いつも妹と一緒にいるので、わずかな言葉で赤ちゃんが何を求めているのかがナナナにはわかった。
「あー、あー、あー」と赤ちゃんが叫ぶ時は、何かを嫌がっているサインなので大抵はオシッコやウンチをしている。
「まー、まー、まー」と赤ちゃんが叫ぶ時は、お腹が空いたサインなので、ご飯がほしいのだ。

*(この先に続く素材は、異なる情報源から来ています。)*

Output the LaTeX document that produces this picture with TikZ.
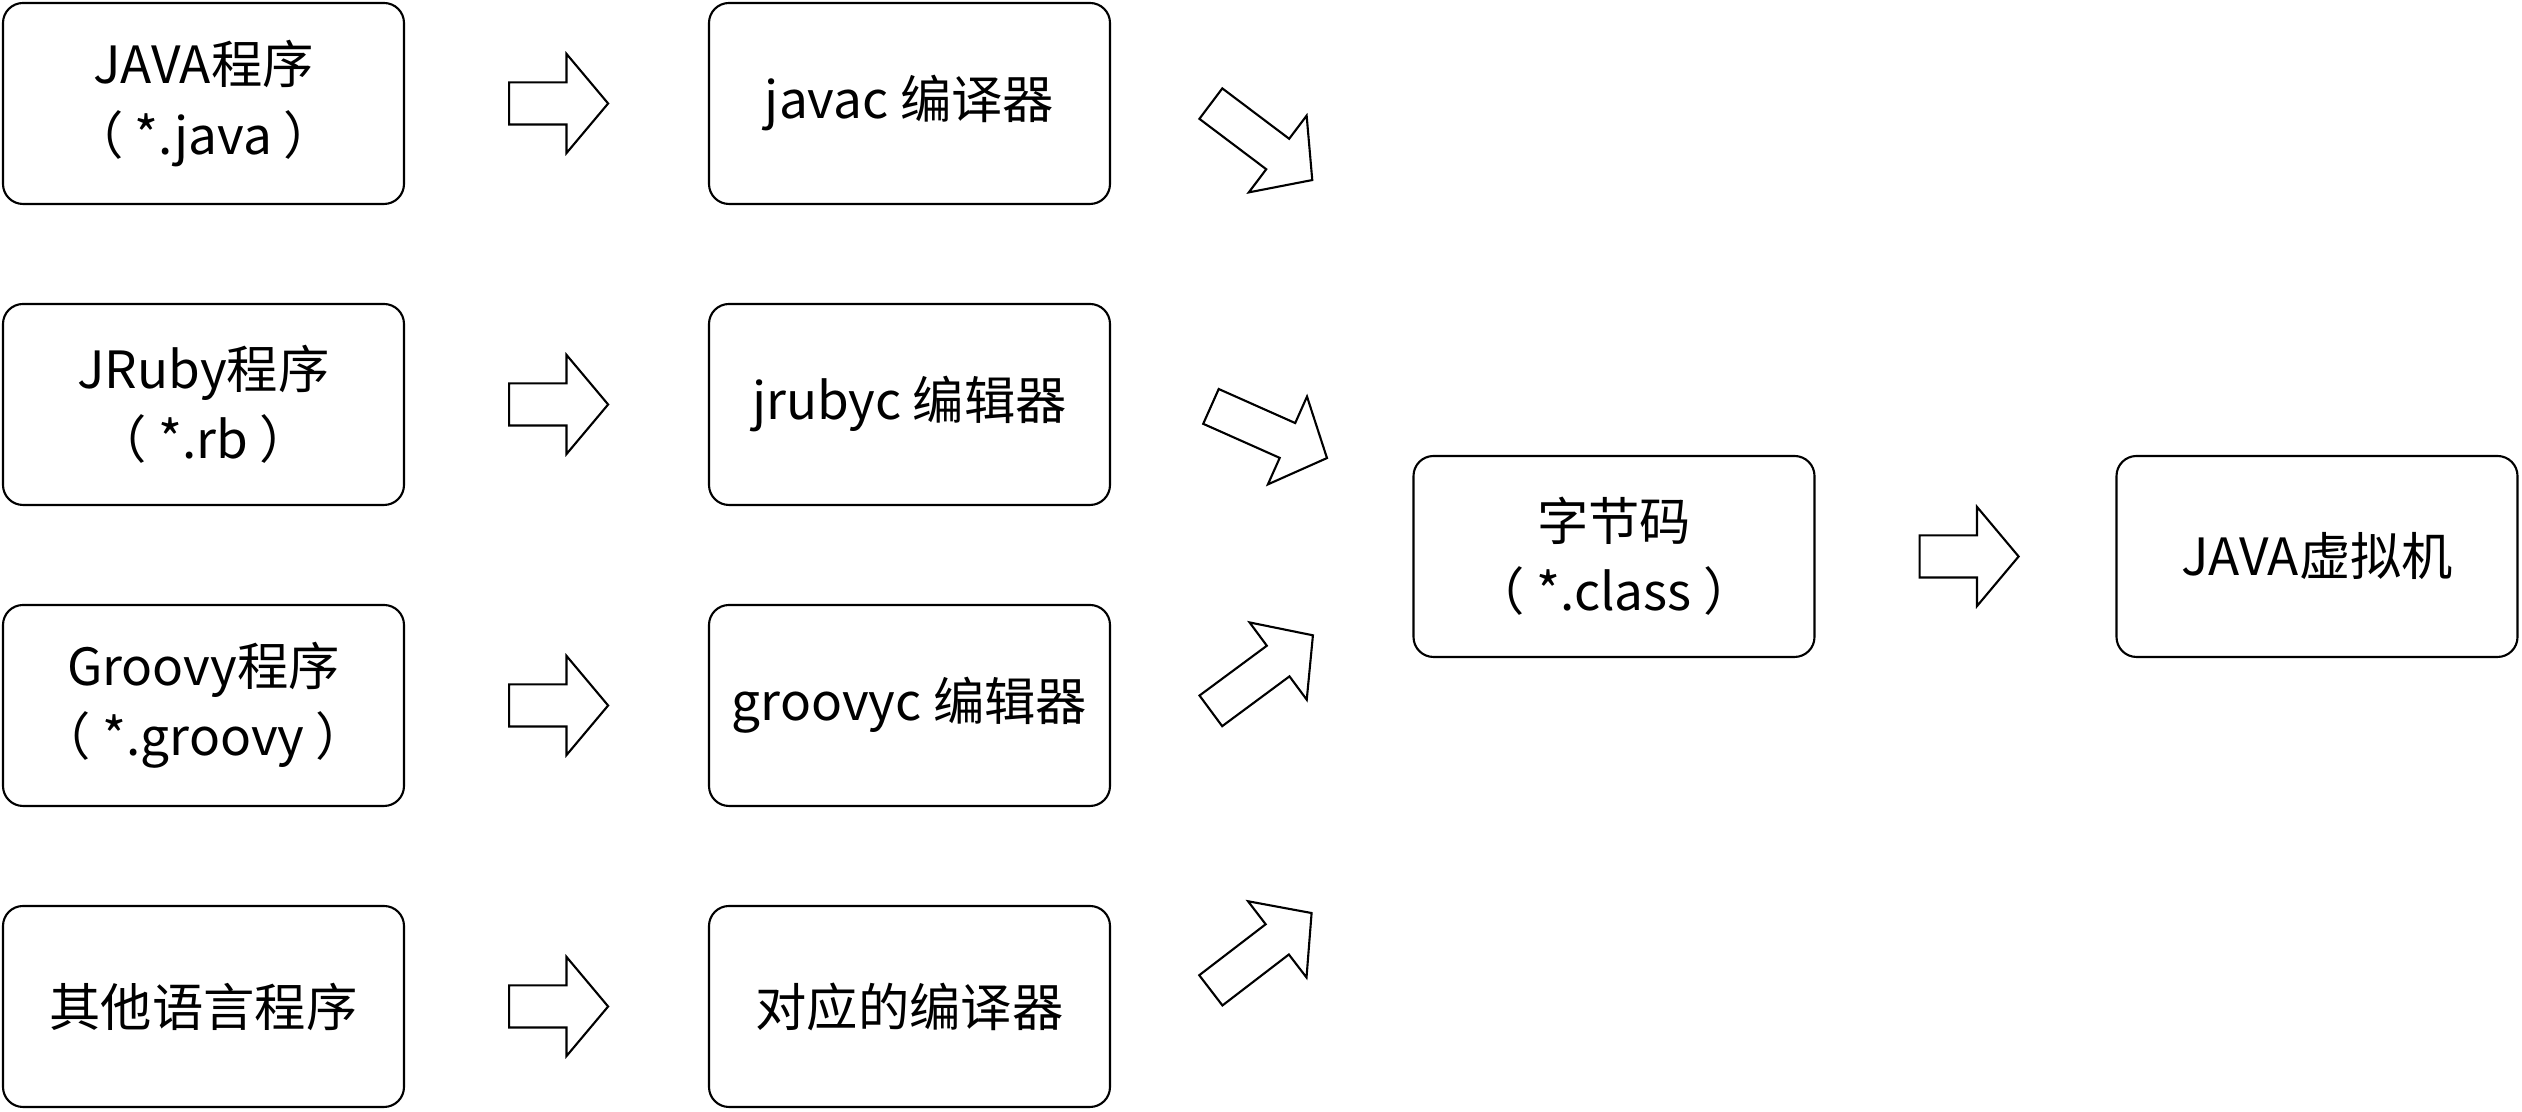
\documentclass[tikz,border=0pt]{standalone}
\usepackage{fontspec}
\setmainfont{Noto Sans CJK SC}
\usepackage{xcolor}
\usepackage{tikz}
\usetikzlibrary{
  positioning,
  shapes.arrows
}

\begin{document}
\begin{tikzpicture}[
  box/.style={draw,semithick,rounded corners=0.2cm,minimum width=4.01cm,minimum height=2.01cm,
    align=center,font=\fontsize{14.6}{20}\selectfont},
  harrow/.style={draw,semithick,single arrow,minimum height=0.99cm,inner sep=0.2cm,
    single arrow head extend=0.285cm,single arrow tip angle=100},
  darrow/.style={draw,semithick,single arrow,anchor=tail,minimum height=1.27cm,inner sep=0.18cm,
    single arrow head extend=0.29cm,single arrow tip angle=96}
]
  \useasboundingbox (0,0) rectangle (25.22,11.12);
  % 左列
  \node[box] (javasrc) at (2.035,10.085) {JAVA程序\\（ *.java ）};
  \node[box] (rubysrc) at (2.035,7.075) {JRuby程序\\（ *.rb ）};
  \node[box] (groovysrc) at (2.035,4.065) {Groovy程序\\（ *.groovy ）};
  \node[box] (othersrc) at (2.035,1.055) {其他语言程序};
  % 中列
  \node[box] (javac) at (9.095,10.085) {javac 编译器};
  \node[box] (jrubyc) at (9.095,7.075) {jrubyc 编辑器};
  \node[box] (groovyc) at (9.095,4.065) {groovyc 编辑器};
  \node[box] (othercomp) at (9.095,1.055) {对应的编译器};
  % 右側
  \node[box] (bytecode) at (16.14,5.555) {字节码\\（ *.class ）};
  \node[box] (jvm) at (23.17,5.555) {JAVA虚拟机};
  % 矢印
  \node[harrow,right=1.03cm of javasrc] (a1) {};
  \node[harrow,right=1.03cm of rubysrc] (a2) {};
  \node[harrow,right=1.03cm of groovysrc] (a3) {};
  \node[harrow,right=1.03cm of othersrc] (a4) {};
  \node[darrow,rotate=-37] (b1) at (12.10,10.09) {};
  \node[darrow,rotate=-24] (b2) at (12.10,7.06) {};
  \node[darrow,rotate=36.5] (b3) at (12.10,4.005) {};
  \node[darrow,rotate=37.5] (b4) at (12.10,1.21) {};
  \node[harrow,right=1.03cm of bytecode] (c1) {};
\end{tikzpicture}
\end{document}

「なー、なー、なー」と赤ちゃんが叫ぶ時は、遊んでほしいサインなので、ナナナを呼んでいるのだ。
1歳にも満たない妹は小さく、柔らかくて暖かかった。
ナナナは自分のことを見てニッコリと笑ってくれる妹の事が大好きだった。
「神子も来年には名前が与えられるのね」
と母親が言った。
ナナナには、まだ名前が与えられていなかった。
「どんな名前がいい?」と母親が尋ねた。
「ボクに言われてもわからないよ」と彼女が言った。
母親は手を止めて、彼女を見た。
「生きていてくれて、ありがとう」
とお母さんは言った。
獣人の親は子どもが生きていてくれるだけで十分だった。子どもに願うのは、それだけだった。それ以外は何も求めなかった。
父親の帰りが遅いことに気づいた母親は外に出た。
それに習ってナナナも外に出た。
母親とナナナは2人とも鼻をクンクンして空気を嗅いだ。
2人に緊張が走った。
赤ちゃんだけが呑気に「なー、なー、なー」と叫んでいる。
「魔法の匂い」
とナナナが呟いた。
魔法にも匂いがある。
ファイアーなら焚き火のような匂いがするし、サンダーなら焦げた匂いがする。
何かしらの匂いを風の中からナナナは嗅ぎ分けたのだろう。
「逃げるわよ」
と母親は言った。
父親の帰りを待たずに3人は家を後にした。